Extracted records
—————

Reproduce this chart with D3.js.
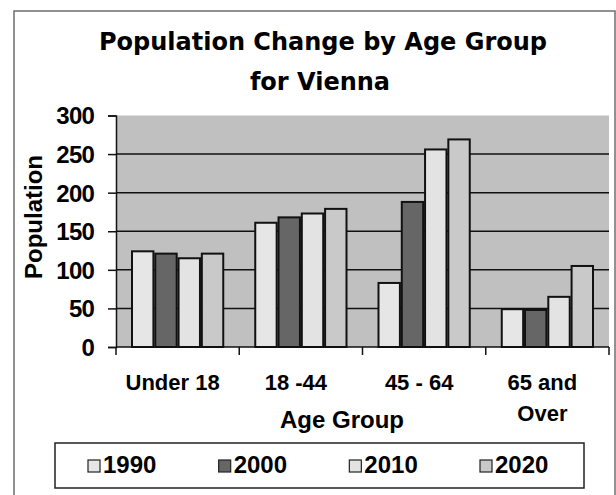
<!DOCTYPE html>
<html lang="en">
<head>
    <script src='https://d3js.org/d3.v7.min.js'></script>
    <style>
        body { margin: 0; background: #fff; }
        text { font-family: "Liberation Sans", Arial, sans-serif; font-weight: bold; fill: #000; }
    </style>
</head>
<body>
<script>
var groups = ["Under 18", "18 -44", "45 - 64", "65 and Over"];
var years = ["1990", "2000", "2010", "2020"];
var v1990 = [124, 161, 83, 49];
var v2000 = [121, 168, 188, 48];
var v2010 = [115, 173, 256, 65];
var v2020 = [121, 179, 269, 105];
var yTicks = [0, 50, 100, 150, 200, 250, 300];
var colors = ["#e6e6e6", "#666666", "#e3e3e3", "#c9c9c9"];

var series = [v1990, v2000, v2010, v2020];

var width = 616, height = 495;
var margin = {left: 116, right: 7, top: 115.5, bottom: 148};

var svg = d3.select("body").append("svg")
    .attr("width", width)
    .attr("height", height);

// outer frame
svg.append("rect")
    .attr("x", 14).attr("y", 11)
    .attr("width", 601).attr("height", 500)
    .attr("fill", "none")
    .attr("stroke", "#6e6e6e")
    .attr("stroke-width", 1.5);

var x0 = d3.scaleBand()
    .domain(groups)
    .range([margin.left, width - margin.right]);

var x1 = d3.scaleBand()
    .domain(years)
    .range([16, x0.bandwidth() - 16])
    .paddingInner(0.08);

var y = d3.scaleLinear()
    .domain([0, 300])
    .range([height - margin.bottom, margin.top]);

// plot background
svg.append("rect")
    .attr("x", margin.left)
    .attr("y", y(300))
    .attr("width", x0.range()[1] - margin.left)
    .attr("height", y(0) - y(300))
    .attr("fill", "#c0c0c0");

// gridlines
svg.append("g")
    .selectAll("line")
    .data(yTicks.filter(function(d) { return d > 0 && d < 300; }))
    .enter().append("line")
    .attr("x1", margin.left)
    .attr("x2", x0.range()[1])
    .attr("y1", function(d) { return y(d); })
    .attr("y2", function(d) { return y(d); })
    .attr("stroke", "#111")
    .attr("stroke-width", 1.5);

// bars
var g = svg.append("g")
    .selectAll("g")
    .data(groups)
    .enter().append("g")
    .attr("transform", function(d) { return "translate(" + x0(d) + ",0)"; });

g.selectAll("rect")
    .data(function(d, i) {
        return years.map(function(yr, j) { return {year: yr, value: series[j][i], idx: j}; });
    })
    .enter().append("rect")
    .attr("x", function(d) { return x1(d.year); })
    .attr("y", function(d) { return y(d.value); })
    .attr("width", x1.bandwidth())
    .attr("height", function(d) { return y(0) - y(d.value); })
    .attr("fill", function(d) { return colors[d.idx]; })
    .attr("stroke", "#111")
    .attr("stroke-width", 2);

// y axis
var yAxis = svg.append("g")
    .attr("transform", "translate(" + margin.left + ",0)")
    .call(d3.axisLeft(y).tickValues(yTicks).tickSize(8).tickPadding(14));
yAxis.select(".domain").attr("stroke", "#111").attr("stroke-width", 1.5);
yAxis.selectAll(".tick line").attr("stroke", "#111").attr("stroke-width", 1.5);
yAxis.selectAll("text")
    .style("font-size", "24px")
    .style("font-family", "'Liberation Sans', Arial, sans-serif")
    .style("font-weight", "bold")
    .attr("letter-spacing", "-0.8")
    .attr("dy", "0.35em");

// x axis
var xAxis = svg.append("g")
    .attr("transform", "translate(0," + y(0) + ")");
xAxis.append("line")
    .attr("x1", margin.left).attr("x2", x0.range()[1])
    .attr("stroke", "#111").attr("stroke-width", 1.5);
xAxis.selectAll(".tk")
    .data(groups.map(function(d) { return x0(d); }).concat([x0.range()[1]]))
    .enter().append("line")
    .attr("x1", function(d) { return d; })
    .attr("x2", function(d) { return d; })
    .attr("y1", 0).attr("y2", 8)
    .attr("stroke", "#111").attr("stroke-width", 1.5);

var labels = svg.append("g").selectAll("text")
    .data(groups)
    .enter().append("text")
    .attr("text-anchor", "middle")
    .attr("x", function(d) { return x0(d) + x0.bandwidth() / 2 - 5; })
    .attr("y", 390)
    .style("font-size", "22px");
labels.each(function(d) {
    var t = d3.select(this);
    if (d === "65 and Over") {
        t.append("tspan").attr("x", t.attr("x")).text("65 and");
        t.append("tspan").attr("x", t.attr("x")).attr("dy", 31).text("Over");
    } else {
        t.text(d);
    }
});

// axis titles
svg.append("text")
    .attr("x", 342).attr("y", 428)
    .attr("text-anchor", "middle")
    .style("font-size", "24px")
    .text("Age Group");

svg.append("text")
    .attr("transform", "translate(42,217) rotate(-90)")
    .attr("text-anchor", "middle")
    .style("font-size", "24px")
    .text("Population");

// title
var title = svg.append("text")
    .attr("text-anchor", "middle")
    .style("font-family", "'DejaVu Sans', Verdana, sans-serif")
    .style("font-size", "24px");
title.append("tspan").attr("x", 323).attr("y", 50).text("Population Change by Age Group");
title.append("tspan").attr("x", 320).attr("y", 90).text("for Vienna");

// legend
var legend = svg.append("g");
legend.append("rect")
    .attr("x", 55).attr("y", 443)
    .attr("width", 529).attr("height", 45)
    .attr("fill", "#fff")
    .attr("stroke", "#222")
    .attr("stroke-width", 1.5);

var lx = d3.scalePoint().domain(years).range([88, 480]);
var item = legend.selectAll(".item")
    .data(years)
    .enter().append("g")
    .attr("transform", function(d) { return "translate(" + lx(d) + ",460)"; });
item.append("rect")
    .attr("width", 12).attr("height", 12)
    .attr("fill", function(d, i) { return colors[i]; })
    .attr("stroke", "#222")
    .attr("stroke-width", 1.2);
item.append("text")
    .attr("x", 15).attr("y", 13)
    .style("font-size", "24px")
    .text(function(d) { return d; });
</script>
</body>
</html>
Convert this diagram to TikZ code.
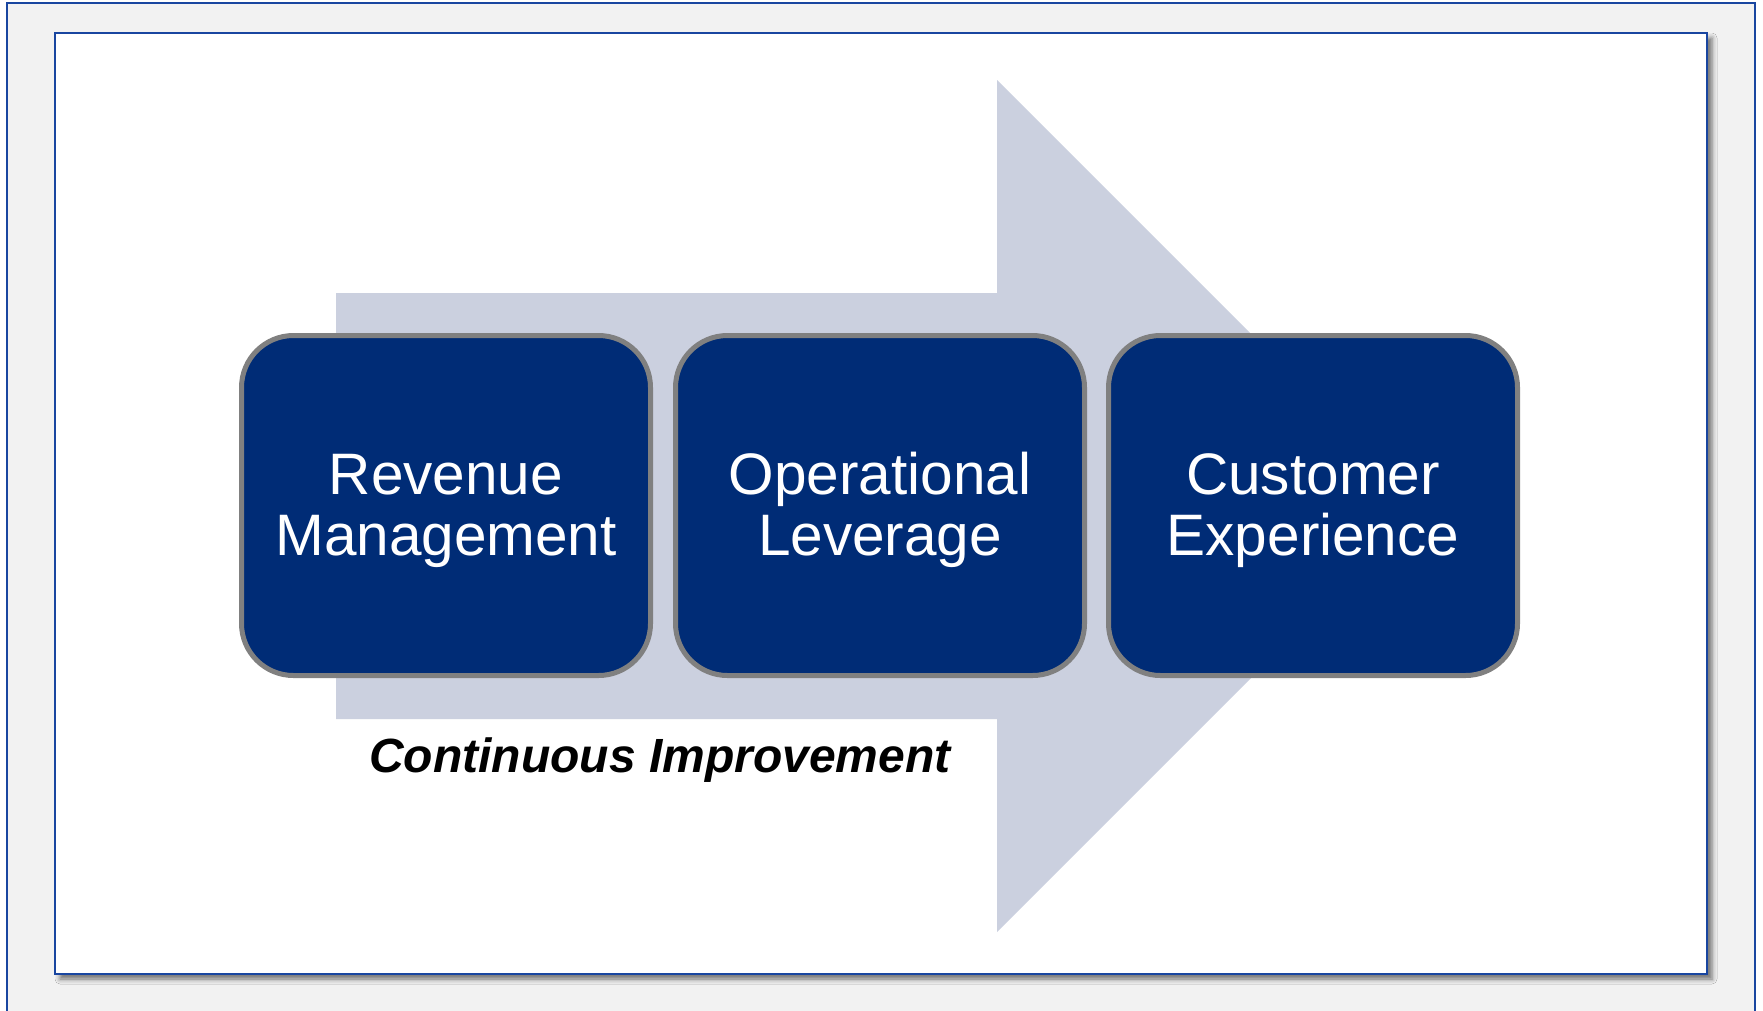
\documentclass[tikz,border=0pt]{standalone}
\usepackage{fontspec}
\setmainfont{Liberation Sans}
\usetikzlibrary{shadows.blur}

\definecolor{framebl}{RGB}{25,70,160}
\definecolor{pagegray}{RGB}{242,242,242}
\definecolor{arrowgray}{RGB}{203,208,223}
\definecolor{boxnavy}{RGB}{0,44,118}
\definecolor{boxline}{RGB}{128,128,128}

% lifts the first line so the two lines sit a little lower in the box
\newcommand{\boxlift}{\rule{0pt}{51pt}}

\tikzset{
  stagebox/.style={draw=boxline, line width=5pt, fill=boxnavy, rounded corners=52pt,
    minimum width=409pt, minimum height=340pt, inner sep=0pt, align=center,
    text=white, font=\fontsize{58.5}{61}\selectfont},
}

\begin{document}
\begin{tikzpicture}[x=1pt,y=1pt,yscale=-1,xscale=1]
\useasboundingbox (0,0) rectangle (1763,1010);

%Shape: outer page
\draw [draw=framebl, line width=2.2pt, fill=pagegray] (7,3) rectangle (1755,1030);
%Shape: inner slide with shadow
\draw [draw=framebl, line width=2.8pt, fill=white,
  blur shadow={shadow xshift=5pt, shadow yshift=-5pt, shadow blur radius=5pt, shadow opacity=55}]
  (55,33) rectangle (1707,974);

%Shape: big arrow
\fill [arrowgray] (336,293) -- (997,293) -- (997,80) -- (1423,506) -- (997,932) -- (997,719) -- (336,719) -- cycle;

% Stage boxes
\node [stagebox] (revenue) at (446,505.5) {\boxlift Revenue\\Management};
\node [stagebox] (operational) at (880,505.5) {\boxlift Operational\\Leverage};
\node [stagebox] (customer) at (1313,505.5) {\boxlift Customer\\Experience};

% Text Node
\node [anchor=base, inner sep=0pt, font=\fontsize{48}{50}\selectfont\bfseries\itshape] (improve) at (660,772.5) {Continuous Improvement};

\end{tikzpicture}
\end{document}
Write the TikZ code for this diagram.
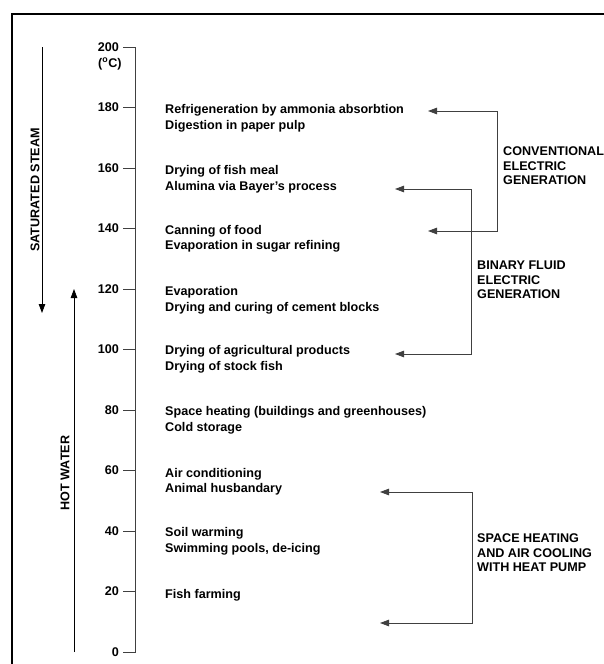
\documentclass[tikz,border=0pt]{standalone}
\usepackage{fontspec}
\setmainfont{Liberation Sans}
\usetikzlibrary{arrows.meta, positioning}
\tikzset{
    tipA/.style={-{Triangle[length=9pt,width=6.5pt]}, line width=0.8pt, black},
    brak/.style={{Triangle[length=9pt,width=6.5pt]}-{Triangle[length=9pt,width=6.5pt]}, line width=0.8pt, black!75},
    use/.style={anchor=west, align=left, inner sep=0pt, font=\bfseries\fontsize{12.6}{15.5}\selectfont},
    grp/.style={anchor=west, align=left, inner sep=0pt, font=\bfseries\fontsize{12.6}{14.5}\selectfont}
}
\begin{document}
\begin{tikzpicture}[x=1pt,y=-1pt]
    \def \xa {135}
    \def \dy {3.025}
    \useasboundingbox (0,0) rectangle (604,664);
    \draw[line width=1.2pt] (12,664) -- (12,14) -- (604,14);
    % temperature scale
    \foreach \t in {0,20,...,200}{
        \coordinate (k\t) at (\xa,652-\t*\dy);
        \coordinate (j\t) at (123,652-\t*\dy);
        \node[anchor=east, inner sep=0pt, font=\bfseries\fontsize{12.6}{15}\selectfont] (l\t) at (119,652-\t*\dy) {\t};
    }
    \draw[line width=0.8pt, black!75] (j200) -- (k200) -- (k0) -- (j0);
    \foreach \t in {20,40,...,180}{
        \draw[line width=0.8pt, black!75] (j\t) -- (k\t);
    }
    \node[anchor=north west, inner sep=0pt, font=\bfseries\fontsize{12.6}{15}\selectfont] (unit) at (98,58) {(\textsuperscript{o}C)};
    % steam and water
    \coordinate (s1) at (42,47);
    \coordinate (s2) at (42,313);
    \coordinate (w1) at (74,652);
    \coordinate (w2) at (74,289);
    \draw[tipA] (s1) -- (s2);
    \draw[tipA] (w1) -- (w2);
    \node[rotate=90, inner sep=0pt, font=\bfseries\fontsize{12.6}{15}\selectfont] (steam) at (35,190) {SATURATED STEAM};
    \node[rotate=90, inner sep=0pt, font=\bfseries\fontsize{12.6}{15}\selectfont] (water) at (65,473) {HOT WATER};
    % uses
    \node[use] (u180) at (165,118.5) {Refrigeneration by ammonia absorbtion\\Digestion in paper pulp};
    \node[use] (u160) at (165,179) {Drying of fish meal\\[1pt]Alumina via Bayer's process};
    \node[use] (u140) at (165,239) {Canning of food\\Evaporation in sugar refining};
    \node[use] (u120) at (165,300.5) {Evaporation\\Drying and curing of cement blocks};
    \node[use] (u100) at (165,359.5) {Drying of agricultural products\\Drying of stock fish};
    \node[use] (u80) at (165,420.5) {Space heating (buildings and greenhouses)\\Cold storage};
    \node[use] (u60) at (165,481.5) {Air conditioning\\Animal husbandary};
    \node[use] (u40) at (165,541.5) {Soil warming\\Swimming pools, de-icing};
    \node[use] (u20) at (165,595) {Fish farming};
    % brackets
    \coordinate (c1) at (428,111);
    \coordinate (c2) at (497,111);
    \coordinate (c3) at (497,231);
    \coordinate (c4) at (428,231);
    \draw[brak] (c1) -- (c2) -- (c3) -- (c4);
    \node[grp] (conv) at (503,166) {CONVENTIONAL\\ELECTRIC\\GENERATION};
    \coordinate (b1) at (395,189);
    \coordinate (b2) at (471,189);
    \coordinate (b3) at (471,354);
    \coordinate (b4) at (395,354);
    \draw[brak] (b1) -- (b2) -- (b3) -- (b4);
    \node[grp] (bin) at (477,280) {BINARY FLUID\\ELECTRIC\\GENERATION};
    \coordinate (h1) at (380,492);
    \coordinate (h2) at (472,492);
    \coordinate (h3) at (472,623);
    \coordinate (h4) at (380,623);
    \draw[brak] (h1) -- (h2) -- (h3) -- (h4);
    \node[grp] (pump) at (477,553) {SPACE HEATING\\AND AIR COOLING\\WITH HEAT PUMP};
\end{tikzpicture}
\end{document}
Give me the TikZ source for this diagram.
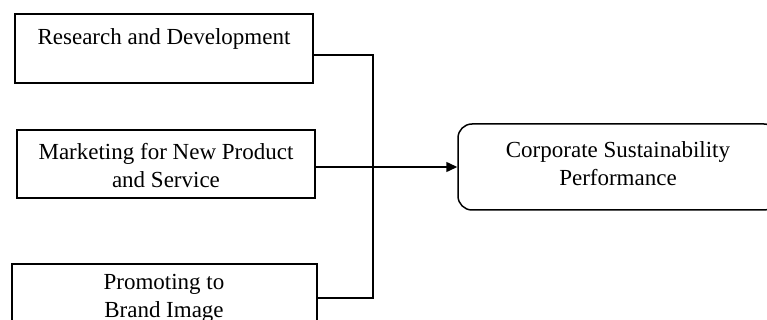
\documentclass[tikz,border=0pt]{standalone}
\usepackage{fontspec}
\setmainfont{Liberation Serif}
\usetikzlibrary{arrows.meta}
\begin{document}
\begin{tikzpicture}[x=0.5pt,y=-0.5pt,
  box/.style={draw, line width=0.75pt, inner sep=0pt},
  lbl/.style={font=\fontsize{11.5}{14}\selectfont, align=center, inner sep=0pt},
  conn/.style={line width=0.75pt},
  arr/.style={line width=0.75pt, -{Triangle[length=5.5pt,width=5pt]}}]
\useasboundingbox (0,0) rectangle (767,320);
\clip (0,0) rectangle (767,320);
% boxes
\node[box, minimum width=149pt, minimum height=34.5pt] (rd) at (164,48.5) {};
\node[lbl] (rdt) at (164,39) {Research and Development};
\node[box, minimum width=149pt, minimum height=34pt] (mk) at (166,164) {};
\node[lbl] (mkt) at (166,166) {Marketing for New Product\\and Service};
\node[box, minimum width=152.5pt, minimum height=34pt] (br) at (164.5,298) {};
\node[lbl] (brt) at (164,298) {Promoting to\\Brand Image};
\node[box, rounded corners=7pt, minimum width=160pt, minimum height=43pt] (csp) at (618,167) {};
\node[lbl] (cspt) at (618,164) {Corporate Sustainability\\Performance};
% connectors
\coordinate (j1) at (373,55);
\coordinate (j3) at (373,298);
\draw[conn] (rd.east |- j1) -- (j1) -- (j3) -- (br.east |- j3);
\draw[arr] (mk.east |- csp.west) -- (csp.west);
\end{tikzpicture}
\end{document}
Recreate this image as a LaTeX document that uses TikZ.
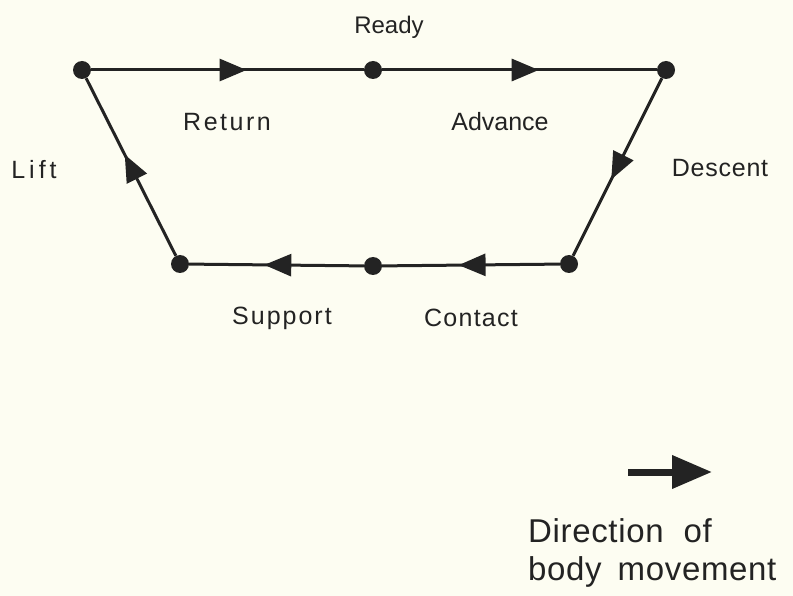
\documentclass[tikz,border=0pt]{standalone}
\usepackage{fontspec}
\setmainfont{Liberation Sans}
\usetikzlibrary{arrows.meta,decorations.markings}
\definecolor{paper}{RGB}{253,253,242}
\definecolor{ink}{RGB}{35,35,35}
\tikzset{
  dot/.style={circle,fill=ink,inner sep=0pt,minimum size=18pt},
  lbl/.style={font=\fontsize{25}{28}\selectfont,text=ink,inner sep=0pt},
  captxt/.style={font=\fontsize{33}{38}\selectfont,text=ink,inner sep=0pt,anchor=base west},
  leg/.style={draw=ink,line width=3pt,postaction={decorate},
    decoration={markings,mark=at position 0.57 with {\arrow{Triangle[length=27pt,width=22pt]}}}},
}
\newcommand{\ls}[2]{{\addfontfeatures{LetterSpace=#1}#2}}
\begin{document}
\begin{tikzpicture}[x=1pt,y=-1pt]
\fill[paper] (0,0) rectangle (793,596);
\useasboundingbox (0,0) rectangle (793,596);
\node[dot] (a) at (82,70) {};
\node[dot] (b) at (373,70) {};
\node[dot] (c) at (666,70) {};
\node[dot] (d) at (569,264) {};
\node[dot] (e) at (373,266) {};
\node[dot] (f) at (180,264) {};
\draw[leg] (a) -- (b);
\draw[leg] (b) -- (c);
\draw[leg] (c) -- (d);
\draw[leg] (d) -- (e);
\draw[leg] (e) -- (f);
\draw[leg] (f) -- (a);
\node[lbl,font=\fontsize{24}{28}\selectfont] (ready) at (389,27) {Ready};
\node[lbl] (ret) at (227,122) {\ls{10}{Return}};
\node[lbl] (adv) at (500,122) {Advance};
\node[lbl] (lift) at (34,170) {\ls{16}{Lift}};
\node[lbl] (desc) at (720,168) {\ls{3}{Descent}};
\node[lbl] (sup) at (282,318) {\ls{8}{Support}};
\node[lbl] (con) at (471,318) {\ls{5}{Contact}};
\coordinate (s) at (628,472);
\coordinate (t) at (712,472);
\draw[draw=ink,line width=7pt,-{Triangle[length=40pt,width=32pt]}] (s) -- (t);
\node[captxt] (dir) at (528,542) {\ls{2}{Direction\hspace{20pt}of}};
\node[captxt] (body) at (528,580) {\ls{2}{body\hspace{16pt}movement}};
\end{tikzpicture}
\end{document}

—————

> [WRITTEN INSTRUCTION]: Lines of the material that contain the word "this" are to be gathered.

> [EXERCISE SOLUTION]:
Reproduce this chart with D3.js.
    var t = d3.select(this);
Convert this diagram to TikZ code.
Write the TikZ code for this diagram.
Give me the TikZ source for this diagram.
Recreate this image as a LaTeX document that uses TikZ.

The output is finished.